◆ **What to work on**:
Filter the records for lines holding the string "chart".

◆ **Extracted information**:
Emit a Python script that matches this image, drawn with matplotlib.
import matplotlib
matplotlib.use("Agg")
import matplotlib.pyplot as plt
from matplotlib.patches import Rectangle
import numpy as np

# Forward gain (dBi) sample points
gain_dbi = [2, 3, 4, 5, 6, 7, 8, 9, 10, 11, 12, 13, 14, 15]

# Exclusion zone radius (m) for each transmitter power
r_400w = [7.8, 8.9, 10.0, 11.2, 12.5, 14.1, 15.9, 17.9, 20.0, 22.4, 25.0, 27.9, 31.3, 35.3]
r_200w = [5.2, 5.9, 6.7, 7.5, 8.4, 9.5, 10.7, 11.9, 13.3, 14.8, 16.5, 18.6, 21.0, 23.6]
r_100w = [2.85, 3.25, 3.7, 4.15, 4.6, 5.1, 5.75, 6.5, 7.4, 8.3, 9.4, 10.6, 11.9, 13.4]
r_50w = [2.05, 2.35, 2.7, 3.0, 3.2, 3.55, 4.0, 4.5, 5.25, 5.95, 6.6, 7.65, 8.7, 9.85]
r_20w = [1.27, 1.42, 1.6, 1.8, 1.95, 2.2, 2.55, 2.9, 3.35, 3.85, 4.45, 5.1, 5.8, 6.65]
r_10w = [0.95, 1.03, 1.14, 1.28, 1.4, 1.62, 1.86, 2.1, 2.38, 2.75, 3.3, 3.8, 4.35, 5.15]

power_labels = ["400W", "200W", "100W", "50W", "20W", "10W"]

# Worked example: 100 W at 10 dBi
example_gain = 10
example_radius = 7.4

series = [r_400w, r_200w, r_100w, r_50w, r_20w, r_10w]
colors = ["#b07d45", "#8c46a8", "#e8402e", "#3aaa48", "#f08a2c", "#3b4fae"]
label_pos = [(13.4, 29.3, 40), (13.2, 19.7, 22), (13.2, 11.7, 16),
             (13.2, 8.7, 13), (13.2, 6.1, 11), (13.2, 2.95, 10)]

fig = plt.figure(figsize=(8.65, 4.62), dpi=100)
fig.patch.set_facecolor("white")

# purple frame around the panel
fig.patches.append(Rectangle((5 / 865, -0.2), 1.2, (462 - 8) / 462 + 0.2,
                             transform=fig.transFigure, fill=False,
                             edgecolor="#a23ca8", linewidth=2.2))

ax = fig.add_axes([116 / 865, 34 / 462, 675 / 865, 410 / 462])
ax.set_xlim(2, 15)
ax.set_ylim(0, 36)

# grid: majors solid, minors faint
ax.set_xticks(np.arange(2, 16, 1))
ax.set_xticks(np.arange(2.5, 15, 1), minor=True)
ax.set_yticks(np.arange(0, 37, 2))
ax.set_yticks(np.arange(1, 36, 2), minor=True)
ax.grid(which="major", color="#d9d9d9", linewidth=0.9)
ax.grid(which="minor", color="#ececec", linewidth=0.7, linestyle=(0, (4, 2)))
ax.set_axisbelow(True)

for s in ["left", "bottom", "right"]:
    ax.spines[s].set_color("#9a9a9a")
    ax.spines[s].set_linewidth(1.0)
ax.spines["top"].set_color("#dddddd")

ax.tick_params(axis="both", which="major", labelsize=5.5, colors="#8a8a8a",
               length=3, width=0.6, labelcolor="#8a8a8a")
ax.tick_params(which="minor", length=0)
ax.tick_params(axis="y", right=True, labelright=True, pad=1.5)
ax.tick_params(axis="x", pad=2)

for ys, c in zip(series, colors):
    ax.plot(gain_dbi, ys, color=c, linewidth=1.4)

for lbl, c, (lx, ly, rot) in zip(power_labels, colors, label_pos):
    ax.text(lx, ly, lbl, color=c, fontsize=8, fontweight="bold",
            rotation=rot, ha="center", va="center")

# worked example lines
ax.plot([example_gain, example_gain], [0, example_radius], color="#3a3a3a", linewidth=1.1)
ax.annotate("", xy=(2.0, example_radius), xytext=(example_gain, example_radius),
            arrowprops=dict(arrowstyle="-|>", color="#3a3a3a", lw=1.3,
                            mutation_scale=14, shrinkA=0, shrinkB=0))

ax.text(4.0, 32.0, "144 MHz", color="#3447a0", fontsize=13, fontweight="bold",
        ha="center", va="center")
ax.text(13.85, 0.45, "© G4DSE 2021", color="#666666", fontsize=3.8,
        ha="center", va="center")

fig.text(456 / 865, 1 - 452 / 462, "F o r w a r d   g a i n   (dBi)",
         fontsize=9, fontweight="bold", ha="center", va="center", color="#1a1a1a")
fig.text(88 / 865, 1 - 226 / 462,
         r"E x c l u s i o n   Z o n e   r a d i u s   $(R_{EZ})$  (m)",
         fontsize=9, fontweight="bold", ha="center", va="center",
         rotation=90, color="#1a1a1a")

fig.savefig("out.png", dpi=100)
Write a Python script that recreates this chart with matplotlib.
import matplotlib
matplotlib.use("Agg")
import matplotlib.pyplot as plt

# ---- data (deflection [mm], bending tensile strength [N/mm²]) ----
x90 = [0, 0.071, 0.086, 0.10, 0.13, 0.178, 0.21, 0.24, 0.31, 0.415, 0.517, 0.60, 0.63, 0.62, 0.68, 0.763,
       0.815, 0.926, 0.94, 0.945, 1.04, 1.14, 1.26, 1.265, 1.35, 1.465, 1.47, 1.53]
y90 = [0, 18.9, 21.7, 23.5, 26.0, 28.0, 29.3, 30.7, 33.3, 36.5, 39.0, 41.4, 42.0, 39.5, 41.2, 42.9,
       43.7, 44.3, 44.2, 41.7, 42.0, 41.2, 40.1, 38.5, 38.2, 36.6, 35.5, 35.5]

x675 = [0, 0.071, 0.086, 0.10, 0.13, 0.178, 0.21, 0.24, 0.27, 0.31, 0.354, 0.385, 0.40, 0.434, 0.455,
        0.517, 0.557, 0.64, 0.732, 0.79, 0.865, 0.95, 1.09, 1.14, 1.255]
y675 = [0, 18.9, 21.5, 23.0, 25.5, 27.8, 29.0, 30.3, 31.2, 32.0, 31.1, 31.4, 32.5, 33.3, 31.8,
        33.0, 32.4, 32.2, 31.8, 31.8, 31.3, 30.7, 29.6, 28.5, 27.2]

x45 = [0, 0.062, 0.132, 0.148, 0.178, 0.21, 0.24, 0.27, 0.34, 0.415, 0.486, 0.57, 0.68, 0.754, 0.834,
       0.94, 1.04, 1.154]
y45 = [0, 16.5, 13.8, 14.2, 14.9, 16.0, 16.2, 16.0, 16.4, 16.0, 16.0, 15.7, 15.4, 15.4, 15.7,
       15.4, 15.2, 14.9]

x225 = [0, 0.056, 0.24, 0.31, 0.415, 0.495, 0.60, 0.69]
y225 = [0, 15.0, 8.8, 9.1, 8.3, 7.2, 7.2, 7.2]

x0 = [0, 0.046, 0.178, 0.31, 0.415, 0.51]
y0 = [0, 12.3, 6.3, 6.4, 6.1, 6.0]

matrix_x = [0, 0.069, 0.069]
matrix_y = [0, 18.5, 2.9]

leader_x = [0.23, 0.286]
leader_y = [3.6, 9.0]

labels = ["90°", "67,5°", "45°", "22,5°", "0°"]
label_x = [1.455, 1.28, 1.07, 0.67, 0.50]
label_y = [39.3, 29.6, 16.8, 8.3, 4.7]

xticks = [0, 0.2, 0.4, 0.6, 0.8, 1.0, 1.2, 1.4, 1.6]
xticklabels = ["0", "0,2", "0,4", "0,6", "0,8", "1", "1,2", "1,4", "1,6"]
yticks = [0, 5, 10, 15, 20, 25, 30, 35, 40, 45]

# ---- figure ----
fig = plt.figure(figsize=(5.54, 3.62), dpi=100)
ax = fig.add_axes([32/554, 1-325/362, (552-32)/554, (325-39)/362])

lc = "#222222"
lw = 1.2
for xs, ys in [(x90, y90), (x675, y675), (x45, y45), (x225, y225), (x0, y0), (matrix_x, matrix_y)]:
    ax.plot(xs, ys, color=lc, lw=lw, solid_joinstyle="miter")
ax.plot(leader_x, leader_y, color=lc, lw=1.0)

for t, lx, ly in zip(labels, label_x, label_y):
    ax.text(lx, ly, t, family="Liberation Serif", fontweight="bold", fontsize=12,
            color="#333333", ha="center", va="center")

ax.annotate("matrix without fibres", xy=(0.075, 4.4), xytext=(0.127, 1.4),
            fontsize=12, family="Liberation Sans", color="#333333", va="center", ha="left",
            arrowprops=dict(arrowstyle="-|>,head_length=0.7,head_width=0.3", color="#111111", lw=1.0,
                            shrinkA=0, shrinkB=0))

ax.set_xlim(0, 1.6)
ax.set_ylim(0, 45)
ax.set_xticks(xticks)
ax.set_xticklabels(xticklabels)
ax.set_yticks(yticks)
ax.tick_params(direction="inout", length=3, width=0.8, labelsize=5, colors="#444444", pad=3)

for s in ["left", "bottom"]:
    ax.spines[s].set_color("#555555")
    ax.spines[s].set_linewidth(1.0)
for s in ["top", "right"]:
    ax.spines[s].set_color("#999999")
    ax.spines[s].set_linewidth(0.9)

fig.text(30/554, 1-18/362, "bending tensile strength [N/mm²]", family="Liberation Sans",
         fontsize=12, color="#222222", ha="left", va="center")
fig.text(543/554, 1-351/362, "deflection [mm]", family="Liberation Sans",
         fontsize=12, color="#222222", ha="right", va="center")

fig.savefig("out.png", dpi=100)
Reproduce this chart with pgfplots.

◆ **Task response**:
Write a Python script that recreates this chart with matplotlib.
Reproduce this chart with pgfplots.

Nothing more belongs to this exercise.